What is Vector space models

Understanding Vector Space Models

Vector space model (VSM) is a mathematical framework that is used to represent text documents as vectors in a high-dimensional space. This framework is used in natural language processing (NLP) tasks such as information retrieval, text classification, and sentiment analysis. In this article, we explore the basics of vector space models, their applications, and implementation.

The Idea behind Vector Space Model

Vector space models are based on the idea that words or terms often occur together in similar contexts. For example, the words "dog" and "puppy" often occur together in texts that describe animals. Similarly, the words "bank" and "loan" often appear together in texts that discuss financial matters. Based on this idea, we represent texts as a set of terms, and then each term is assigned a weight that indicates its importance in the text. Thus, each text is represented as a vector in a high-dimensional space, where each dimension represents a term, and the magnitude of each dimension represents the importance of the term in the text.

Applications of Vector Space Models
  • Information Retrieval: Vector space models are widely used in information retrieval applications such as search engines. In this application, the query entered by the user is represented as a vector, and then compared with the vectors of documents in a corpus.
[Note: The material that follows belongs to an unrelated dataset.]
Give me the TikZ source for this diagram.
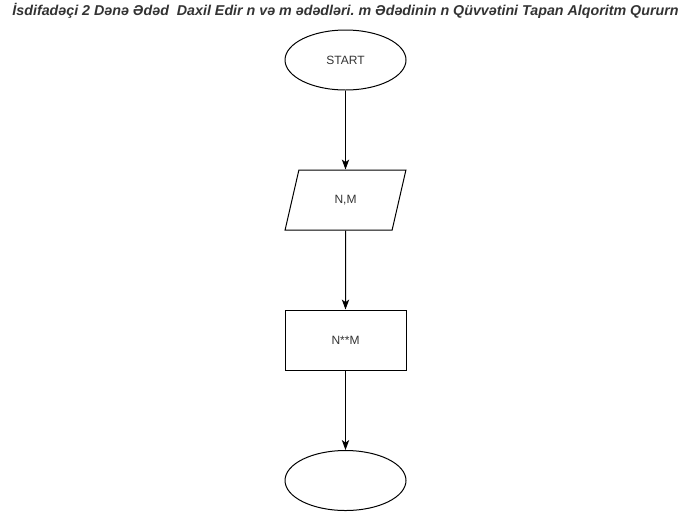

The similarity between the query and documents is measured using similarity measures such as cosine similarity.
  • Text Classification: VSMs are also used for text classification tasks such as categorization of news articles or emails. In this application, each category is represented as a vector, and a new text is assigned to the category with the closest vector.
  • Sentiment Analysis: Vector space models are used in sentiment analysis tasks to classify texts as positive, negative or neutral. In this application, a sentiment lexicon is used to assign weights to words, and then the sentiment of the text is determined based on the weights of the words in the text.
Implementation of Vector Space Models

The implementation of vector space models involves the following steps:

  • Text preprocessing: The first step in implementing VSMs is to preprocess the text. This involves tokenization, stop word removal, stemming, and other text normalization techniques.
  • Term weighting: Once the text has been preprocessed, the next step is to assign weights to each term. There are several term weighting schemes such as term frequency-inverse document frequency (tf-idf) that can be used to assign weights to each term in the text.
  • Vector representation: After the terms have been weighted, the text is represented as a vector. Each term in the text is given a dimension in the vector space, and the weight of the term is the magnitude of the dimension.
  • Similarity measure: Finally, a similarity measure is used to compare the vectors of different texts. Cosine similarity is one of the most commonly used similarity measures in vector space models.
Challenges with Vector Space Models

One of the main challenges with vector space models is handling the sparsity of the vectors. Since most texts contain only a small subset of the terms in the corpus, the vectors are often sparse, with most dimensions being zero. This sparsity poses a challenge when computing similarity measures between vectors. Another challenge with vector space models is the curse of dimensionality. As the number of dimensions increases, the density of the data decreases, making it difficult to compute accurate similarity measures.


In conclusion, vector space models are a fundamental concept in natural language processing and have applications in many areas such as information retrieval, text classification, and sentiment analysis. The implementation of vector space models involves preprocessing the text, assigning weights to terms, constructing vectors, and using a similarity measure to compare vectors. Despite their usefulness, vector space models pose several challenges such as sparsity and the curse of dimensionality.